I'd set a backorder on my registrar and wait till that date. You could have the domain for as low as 100 bucks this way.

backorders almost never ever work, especially if the domain has any value. First off if the domain is somewhere like GoDaddy, even if you have a back order with GoDaddy, it will first go to their auction system before actually expiring. This means a back order on a domain owned by GoDaddy is pretty pointless since you could buy it at auction for less.

If you really want to get a name when it expires you have to use Snapnames, they work with tons of different companies to make sure you get the name. I did this recently and it worked out great (although you end up with a domain registered at some crazy company half the time and have to transfer it 90 days later)

This advice worked for me when buying a domain recently:


I've had good experience with SnapNames - http://www.snapnames.com I'll suggest you to try grab the domain yourself first, and if it fails then you can make an offer to the owner.

Don't keep visiting the domain and make sure others who are involved don't visit it - the company is likely to monitor traffic and think there's more interest than there is which might push the price up a few $.

Isn't it pretty much automated with domain squatters? Eg, they have a "buy domain" or "request price" button, and see what you get back?

The fear is that if I do request the price that it will express cursory interest in the domain name and thus increase the price. That said, I really don't know how these things work and it may be harmless to click their "request a price" button.

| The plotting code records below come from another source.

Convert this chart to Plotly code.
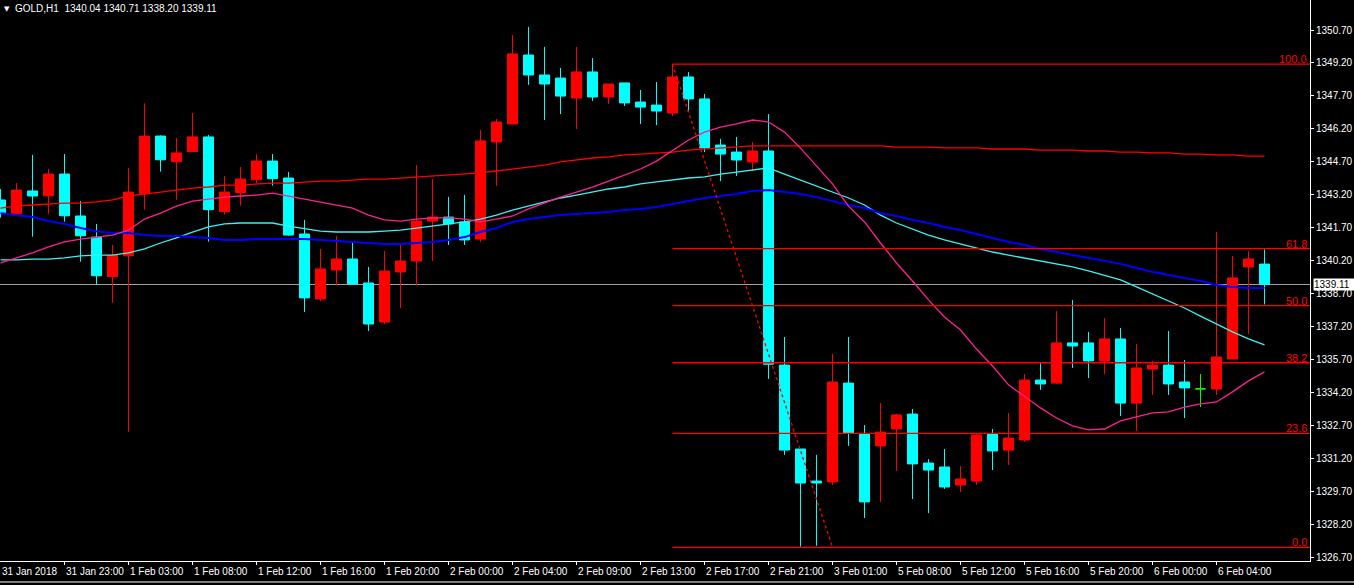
import plotly.graph_objects as go

# ---------------- data ----------------
bar_index = list(range(80))

opens = [1342.96, 1342.34, 1343.37, 1343.15, 1344.14, 1342.23, 1341.27, 1339.47, 1340.42, 1343.25,
         1345.87, 1344.70, 1345.16, 1345.83, 1342.43, 1343.29, 1343.88, 1344.73, 1343.96, 1341.41,
         1338.45, 1339.77, 1340.27, 1339.18, 1337.40, 1339.68, 1340.18, 1342.00, 1342.18, 1341.96,
         1341.18, 1345.60, 1346.42, 1349.56, 1348.65, 1348.51, 1347.60, 1348.79, 1347.65, 1348.29,
         1347.42, 1347.28, 1346.92, 1348.56, 1347.56, 1345.46, 1345.14, 1344.69, 1345.19, 1335.44,
         1331.62, 1330.16, 1330.12, 1334.62, 1332.30, 1331.76, 1332.53, 1333.21, 1330.98, 1330.80,
         1329.98, 1330.16, 1332.30, 1331.57, 1332.03, 1334.76, 1334.62, 1336.45, 1336.45, 1335.63,
         1336.63, 1333.71, 1335.26, 1335.44, 1334.67, 1334.36, 1334.35, 1335.72, 1339.91, 1340.04]
highs = [1343.46, 1343.73, 1345.01, 1344.37, 1345.05, 1342.91, 1341.87, 1340.91, 1344.42, 1347.36,
         1345.90, 1345.78, 1346.92, 1345.92, 1344.05, 1344.46, 1345.05, 1345.05, 1344.23, 1342.05,
         1340.73, 1341.32, 1341.00, 1339.91, 1340.64, 1340.91, 1344.55, 1343.91, 1343.10, 1343.19,
         1346.15, 1346.65, 1350.47, 1350.84, 1349.93, 1348.97, 1349.93, 1349.42, 1348.24, 1348.29,
         1347.97, 1348.33, 1349.15, 1348.79, 1347.79, 1345.74, 1345.83, 1345.60, 1346.87, 1336.72,
         1331.62, 1331.35, 1335.95, 1336.72, 1332.71, 1333.71, 1333.21, 1333.44, 1331.16, 1331.62,
         1330.84, 1332.30, 1332.53, 1333.26, 1335.03, 1335.54, 1337.90, 1338.40, 1336.95, 1337.58,
         1337.13, 1336.40, 1335.63, 1336.99, 1335.67, 1335.03, 1341.50, 1340.41, 1340.64, 1340.71]
lows = [1342.15, 1342.30, 1341.29, 1342.33, 1341.97, 1340.15, 1339.09, 1338.28, 1332.41, 1342.52,
        1344.25, 1342.97, 1345.16, 1341.06, 1342.29, 1342.70, 1343.73, 1343.61, 1341.32, 1337.86,
        1338.36, 1339.06, 1339.13, 1336.99, 1337.31, 1338.04, 1339.06, 1340.18, 1340.91, 1340.91,
        1341.05, 1343.60, 1346.42, 1348.20, 1346.60, 1346.87, 1346.19, 1347.47, 1347.33, 1347.24,
        1346.42, 1346.37, 1346.78, 1347.01, 1345.14, 1343.82, 1344.05, 1344.28, 1334.81, 1331.35,
        1327.17, 1327.21, 1329.98, 1331.76, 1328.48, 1329.21, 1330.62, 1329.34, 1328.70, 1329.80,
        1329.66, 1329.98, 1330.66, 1330.89, 1331.94, 1334.31, 1334.58, 1335.31, 1334.85, 1335.03,
        1333.12, 1332.44, 1334.08, 1334.08, 1333.03, 1333.53, 1334.08, 1335.72, 1336.86, 1338.20]
closes = [1342.38, 1343.41, 1343.14, 1344.14, 1342.24, 1341.33, 1339.51, 1340.44, 1343.32, 1345.87,
          1344.79, 1345.10, 1345.83, 1342.52, 1343.32, 1343.91, 1344.73, 1343.93, 1341.36, 1338.50,
          1339.82, 1340.27, 1339.13, 1337.31, 1339.72, 1340.18, 1342.00, 1342.18, 1341.87, 1341.14,
          1345.65, 1346.51, 1349.61, 1348.65, 1348.24, 1347.69, 1348.79, 1347.65, 1348.24, 1347.38,
          1347.19, 1347.01, 1348.56, 1347.56, 1345.33, 1345.05, 1344.78, 1345.19, 1335.48, 1331.57,
          1330.07, 1330.07, 1334.67, 1332.35, 1329.21, 1332.39, 1333.17, 1330.94, 1330.66, 1329.89,
          1330.25, 1332.26, 1331.53, 1332.12, 1334.76, 1334.58, 1336.45, 1336.31, 1335.63, 1336.63,
          1333.71, 1335.31, 1335.44, 1334.58, 1334.40, 1334.36, 1335.81, 1339.41, 1340.27, 1339.11]
doji_bars = [75]

ma_red = [1342.59, 1342.68, 1342.73, 1342.78, 1342.82, 1342.82, 1342.87, 1342.96, 1343.14, 1343.23,
          1343.32, 1343.41, 1343.50, 1343.55, 1343.64, 1343.64, 1343.69, 1343.73, 1343.73, 1343.78,
          1343.82, 1343.82, 1343.87, 1343.91, 1343.91, 1343.96, 1344.01, 1344.05, 1344.10, 1344.14,
          1344.19, 1344.28, 1344.37, 1344.46, 1344.55, 1344.69, 1344.78, 1344.87, 1344.92, 1345.01,
          1345.05, 1345.10, 1345.14, 1345.23, 1345.28, 1345.33, 1345.37, 1345.42, 1345.42, 1345.42,
          1345.42, 1345.42, 1345.42, 1345.42, 1345.42, 1345.42, 1345.37, 1345.37, 1345.37, 1345.33,
          1345.33, 1345.33, 1345.28, 1345.28, 1345.28, 1345.23, 1345.23, 1345.23, 1345.19, 1345.19,
          1345.14, 1345.14, 1345.10, 1345.10, 1345.05, 1345.05, 1345.01, 1345.01, 1344.96, 1344.96]
ma_blue = [1342.36, 1342.27, 1342.18, 1342.00, 1341.87, 1341.68, 1341.54, 1341.45, 1341.45, 1341.36,
           1341.32, 1341.32, 1341.27, 1341.23, 1341.14, 1341.14, 1341.18, 1341.18, 1341.18, 1341.18,
           1341.14, 1341.09, 1341.05, 1341.00, 1340.96, 1340.96, 1341.00, 1341.05, 1341.14, 1341.27,
           1341.50, 1341.68, 1341.96, 1342.09, 1342.18, 1342.27, 1342.32, 1342.36, 1342.41, 1342.50,
           1342.55, 1342.64, 1342.78, 1342.91, 1343.05, 1343.14, 1343.23, 1343.37, 1343.41, 1343.32,
           1343.23, 1343.09, 1342.91, 1342.73, 1342.59, 1342.36, 1342.23, 1342.05, 1341.91, 1341.73,
           1341.59, 1341.41, 1341.23, 1341.05, 1340.91, 1340.73, 1340.59, 1340.45, 1340.32, 1340.18,
           1340.05, 1339.86, 1339.68, 1339.54, 1339.41, 1339.27, 1339.09, 1339.00, 1338.95, 1338.95]
ma_cyan = [1340.23, 1340.23, 1340.27, 1340.27, 1340.32, 1340.41, 1340.45, 1340.45, 1340.55, 1340.73,
           1341.00, 1341.23, 1341.50, 1341.73, 1341.87, 1341.91, 1341.91, 1341.91, 1341.77, 1341.64,
           1341.54, 1341.50, 1341.50, 1341.50, 1341.54, 1341.59, 1341.68, 1341.77, 1341.87, 1341.96,
           1342.09, 1342.27, 1342.50, 1342.68, 1342.87, 1343.05, 1343.18, 1343.32, 1343.46, 1343.55,
           1343.69, 1343.78, 1343.87, 1343.96, 1344.01, 1344.14, 1344.23, 1344.32, 1344.42, 1344.14,
           1343.87, 1343.60, 1343.32, 1343.05, 1342.73, 1342.27, 1341.91, 1341.64, 1341.36, 1341.14,
           1340.96, 1340.77, 1340.59, 1340.45, 1340.32, 1340.18, 1340.05, 1339.91, 1339.73, 1339.54,
           1339.32, 1339.00, 1338.68, 1338.36, 1338.04, 1337.67, 1337.31, 1336.95, 1336.63, 1336.36]
ma_pink = [1340.09, 1340.32, 1340.55, 1340.82, 1341.05, 1341.18, 1341.27, 1341.36, 1341.59, 1342.09,
           1342.36, 1342.68, 1342.91, 1343.00, 1343.09, 1343.14, 1343.18, 1343.27, 1343.14, 1343.00,
           1342.87, 1342.73, 1342.59, 1342.27, 1342.05, 1342.00, 1342.09, 1342.14, 1342.14, 1342.09,
           1341.96, 1342.09, 1342.23, 1342.55, 1342.82, 1343.09, 1343.32, 1343.55, 1343.82, 1344.10,
           1344.37, 1344.73, 1345.23, 1345.69, 1346.05, 1346.28, 1346.42, 1346.60, 1346.51, 1346.05,
           1345.32, 1344.50, 1343.69, 1342.68, 1341.96, 1341.00, 1340.09, 1339.27, 1338.41, 1337.63,
           1337.04, 1336.17, 1335.40, 1334.54, 1334.03, 1333.49, 1333.03, 1332.67, 1332.49, 1332.53,
           1332.90, 1333.08, 1333.26, 1333.31, 1333.53, 1333.67, 1333.76, 1334.22, 1334.72, 1335.13]

time_tick_bars = [0, 4, 8, 12, 16, 20, 24, 28, 32, 36, 40, 44, 48, 52, 56, 60, 64, 68, 72, 76]
time_tick_labels = ["31 Jan 2018", "31 Jan 23:00", "1 Feb 03:00", "1 Feb 08:00", "1 Feb 12:00",
                    "1 Feb 16:00", "1 Feb 20:00", "2 Feb 00:00", "2 Feb 04:00", "2 Feb 09:00",
                    "2 Feb 13:00", "2 Feb 17:00", "2 Feb 21:00", "3 Feb 01:00", "5 Feb 08:00",
                    "5 Feb 12:00", "5 Feb 16:00", "5 Feb 20:00", "6 Feb 00:00", "6 Feb 04:00"]

price_tick_labels = ["1350.70", "1349.20", "1347.70", "1346.20", "1344.70", "1343.20", "1341.70",
                     "1340.20", "1338.70", "1337.20", "1335.70", "1334.20", "1332.70", "1331.20",
                     "1329.70", "1328.20", "1326.70"]
price_tick_values = [float(s) for s in price_tick_labels]

fib_levels = [0.0, 23.6, 38.2, 50.0, 61.8, 100.0]
fib_high = 1349.15
fib_low = 1327.14
fib_start_bar = 42
fib_end_bar = 52

symbol = "GOLD,H1"
last_price = closes[-1]

# ---------------- figure ----------------
X_MIN, X_MAX = -0.03125, 81.84375
Y_MIN, Y_MAX = 1326.519, 1352.066

fig = go.Figure()

ma_styles = [(ma_red, "#ff0000", 1.3), (ma_cyan, "#40f0f0", 1.3), (ma_blue, "#0000ff", 2), (ma_pink, "#ff2090", 1.3)]
for series, color, w in ma_styles:
    fig.add_trace(go.Scatter(x=bar_index, y=series, mode="lines",
                             line=dict(color=color, width=w), hoverinfo="skip"))

main = [i for i in bar_index if i not in doji_bars]
fig.add_trace(go.Candlestick(
    x=main,
    open=[opens[i] for i in main], high=[highs[i] for i in main],
    low=[lows[i] for i in main], close=[closes[i] for i in main],
    increasing=dict(line=dict(color="#ff0000", width=1), fillcolor="#ff0000"),
    decreasing=dict(line=dict(color="#00ffff", width=1), fillcolor="#00ffff"),
    whiskerwidth=0,
))
fig.add_trace(go.Candlestick(
    x=doji_bars,
    open=[opens[i] for i in doji_bars], high=[highs[i] for i in doji_bars],
    low=[lows[i] for i in doji_bars], close=[closes[i] for i in doji_bars],
    increasing=dict(line=dict(color="#00ff00", width=1), fillcolor="#00ff00"),
    decreasing=dict(line=dict(color="#00ff00", width=1), fillcolor="#00ff00"),
    whiskerwidth=0,
))

shapes = []
# bid line
shapes.append(dict(type="line", xref="x", yref="y", x0=X_MIN, x1=X_MAX, y0=last_price, y1=last_price,
                   line=dict(color="#a0a0a0", width=1), layer="below"))
# fibonacci levels
annotations = []
for lvl in fib_levels:
    price = fib_low + (fib_high - fib_low) * lvl / 100.0
    shapes.append(dict(type="line", xref="x", yref="y", x0=fib_start_bar, x1=X_MAX, y0=price, y1=price,
                       line=dict(color="#ff0000", width=1.3), layer="above"))
    annotations.append(dict(x=X_MAX, y=price, xref="x", yref="y", text=f"{lvl:.1f}", showarrow=False,
                            xanchor="right", yanchor="bottom", xshift=-1, yshift=-3,
                            font=dict(color="#ff0000", size=11, family="Liberation Sans")))
# fib trend line (dotted)
shapes.append(dict(type="line", xref="x", yref="y", x0=fib_start_bar, x1=fib_end_bar, y0=fib_high, y1=fib_low,
                   line=dict(color="#ff0000", width=1.3, dash="dot"), layer="above"))
# window bottom line
shapes.append(dict(type="line", xref="paper", yref="paper", x0=0, x1=1.04, y0=-0.0374, y1=-0.0374,
                   line=dict(color="white", width=1)))

# time labels (left-aligned at tick like MT4)
for b, t in zip(time_tick_bars, time_tick_labels):
    annotations.append(dict(x=b, y=0, xref="x", yref="paper", text=t, showarrow=False,
                            xanchor="left", yanchor="top", xshift=-1, yshift=-3,
                            font=dict(color="white", size=10, family="Liberation Sans")))

# current price box
annotations.append(dict(x=1, y=last_price, xref="paper", yref="y", text=f"{last_price:.2f}", showarrow=False,
                        xanchor="left", yanchor="middle", xshift=3, bgcolor="white", borderpad=0,
                        width=40, height=11, align="left",
                        font=dict(color="black", size=10, family="Liberation Sans")))

# header
annotations.append(dict(x=0, y=1, xref="paper", yref="paper", text="▼", showarrow=False,
                        xanchor="left", yanchor="top", xshift=2, yshift=-3,
                        font=dict(color="white", size=7, family="DejaVu Sans")))
header = f"{symbol}\u00a0\u00a0{opens[-1]:.2f} {highs[-1]:.2f} {lows[-1]:.2f} {closes[-1]:.2f}"
annotations.append(dict(x=0, y=1, xref="paper", yref="paper", text=header, showarrow=False,
                        xanchor="left", yanchor="top", xshift=13, yshift=-1,
                        font=dict(color="white", size=10, family="Liberation Sans")))

fig.update_layout(
    width=1354, height=585,
    margin=dict(l=0, r=44, t=0, b=24),
    paper_bgcolor="black", plot_bgcolor="black",
    showlegend=False,
    boxgap=0.375, boxgroupgap=0, boxmode="overlay",
    xaxis=dict(range=[X_MIN, X_MAX], showgrid=False, zeroline=False,
               showline=True, linecolor="white", linewidth=1,
               tickmode="array", tickvals=time_tick_bars[1:], ticks="outside", ticklen=3,
               tickcolor="white", showticklabels=False,
               rangeslider=dict(visible=False), fixedrange=True),
    yaxis=dict(range=[Y_MIN, Y_MAX], side="right", showgrid=False, zeroline=False,
               showline=True, linecolor="white", linewidth=1,
               tickmode="array", tickvals=price_tick_values, ticktext=price_tick_labels,
               ticks="outside", ticklen=3, tickcolor="white", automargin=False,
               tickfont=dict(color="white", size=10, family="Liberation Sans"), fixedrange=True),
    shapes=shapes,
    annotations=annotations,
)

fig.write_html(
    "out.html",
    config={"displayModeBar": False},
    post_script="document.body.style.margin='0';document.body.style.overflow='hidden';"
                "document.body.style.background='black';",
)
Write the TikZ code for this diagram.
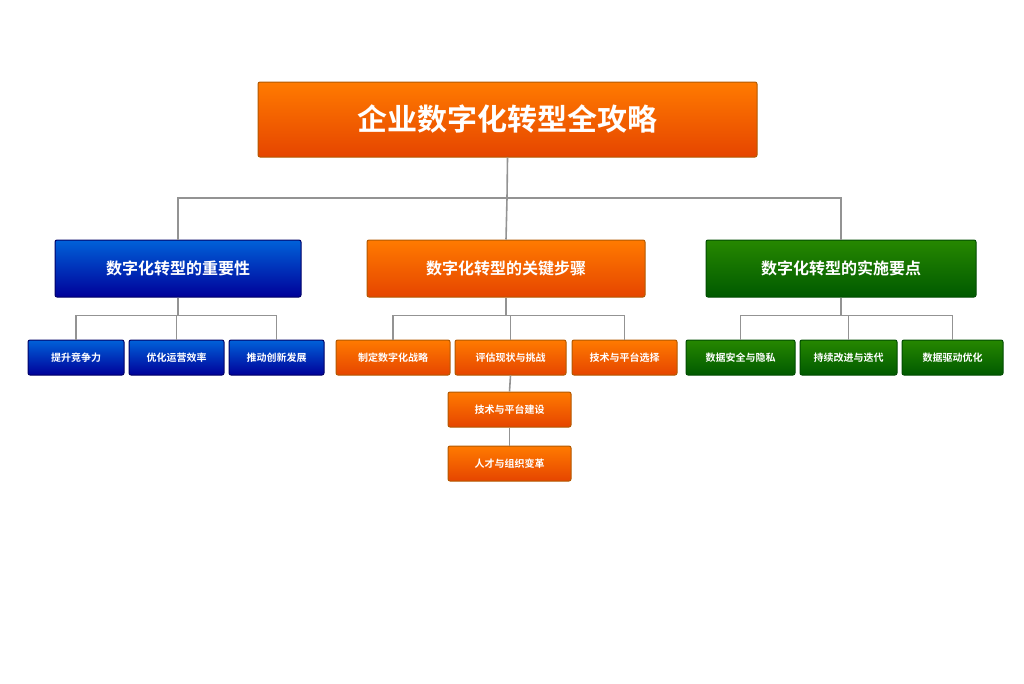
\documentclass[tikz,border=0pt]{standalone}
\usepackage{fontspec}
\newfontfamily\cjk{Noto Sans CJK SC}[BoldFont={Noto Sans CJK SC Bold}]
\begin{document}
\begin{tikzpicture}[x=1pt,y=-1pt,
  box/.style={rounded corners=2pt,line width=1pt,text=white,font=\cjk\bfseries,inner sep=0pt},
  og/.style={box,draw=orange!70!black,top color=orange!70!red!80!yellow,bottom color=orange!60!red!90!black},
  bl/.style={box,draw=blue!40!black,top color=blue!55!cyan!85!black,bottom color=blue!60!black},
  gr/.style={box,draw=green!30!black,top color=green!45!black!85!yellow,bottom color=green!35!black},
  ln/.style={draw=gray!85,line width=1.6pt}]
\useasboundingbox (0,0) rectangle (1024,683);
\newcommand\bx[7]{\node[#1,minimum width=#4-#2,minimum height=#5-#3,font=\cjk\bfseries#7] (#6) at ({(#2+#4)/2},{(#3+#5)/2}) {};}
\node[og,minimum width=499,minimum height=75,font=\cjk\bfseries\fontsize{30}{32}\selectfont] (t) at (507.5,119.5) {企业数字化转型全攻略};
\node[bl,minimum width=246,minimum height=57,font=\cjk\bfseries\fontsize{16}{18}\selectfont] (b) at (178,268.5) {数字化转型的重要性};
\node[og,minimum width=278,minimum height=57,font=\cjk\bfseries\fontsize{16}{18}\selectfont] (o) at (506,268.5) {数字化转型的关键步骤};
\node[gr,minimum width=270,minimum height=57,font=\cjk\bfseries\fontsize{16}{18}\selectfont] (g) at (841,268.5) {数字化转型的实施要点};
\tikzset{sm/.style={minimum height=35,font=\cjk\bfseries\fontsize{10}{12}\selectfont}}
\node[bl,sm,minimum width=96] (b1) at (76,357.5) {提升竞争力};
\node[bl,sm,minimum width=95] (b2) at (176.5,357.5) {优化运营效率};
\node[bl,sm,minimum width=95] (b3) at (276.5,357.5) {推动创新发展};
\node[og,sm,minimum width=114] (o1) at (393,357.5) {制定数字化战略};
\node[og,sm,minimum width=111] (o2) at (510.5,357.5) {评估现状与挑战};
\node[og,sm,minimum width=105] (o3) at (624.5,357.5) {技术与平台选择};
\node[og,sm,minimum width=123] (o4) at (509.5,409.5) {技术与平台建设};
\node[og,sm,minimum width=123] (o5) at (509.5,463.5) {人才与组织变革};
\node[gr,sm,minimum width=109] (g1) at (740.5,357.5) {数据安全与隐私};
\node[gr,sm,minimum width=97] (g2) at (848.5,357.5) {持续改进与迭代};
\node[gr,sm,minimum width=101] (g3) at (952.5,357.5) {数据驱动优化};
\begin{scope}[on background layer/.style={}]
\coordinate (h) at (507,198);
\draw[ln] (t.south) -- (h);
\draw[ln] (b.north) |- (h) -| (g.north);
\draw[ln] (h) -- (o.north);
\foreach \p/\a/\c in {b/b1/b3,o/o1/o3,g/g1/g3}{
  \draw[ln] (\p.south) -- ++(0,18) coordinate (m\p);
  \draw[ln] (\a.north) |- (m\p) -| (\c.north);}
\draw[ln] (b2.north) -- (b2.north|-mb);
\draw[ln] (g2.north) -- (g2.north|-mg);
\draw[ln] (o2.north) -- (o2.north|-mo);
\draw[ln] (o2.south) -- (o4.north);
\draw[ln] (o4.south) -- (o5.north);
\end{scope}
\end{tikzpicture}
\end{document}
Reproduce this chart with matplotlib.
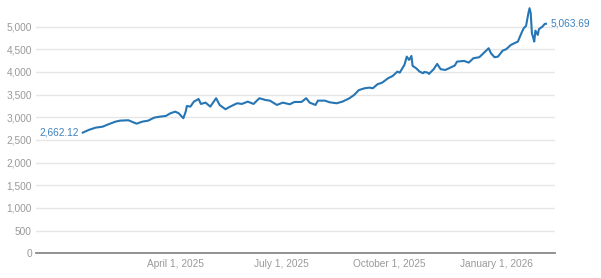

Also check out http://domai.nr -- might get some good suggestions for alternatives.

Ask for the price from an anonymous email as a starting point....fairly easy.

Bad idea. Then you make the seller think that there are TWO potential buyers, so they get greedy and try to run a little auction.

Sealed bids against yourself could go well...

I would wait on this until after May 26th, on the off chance they don't renew it.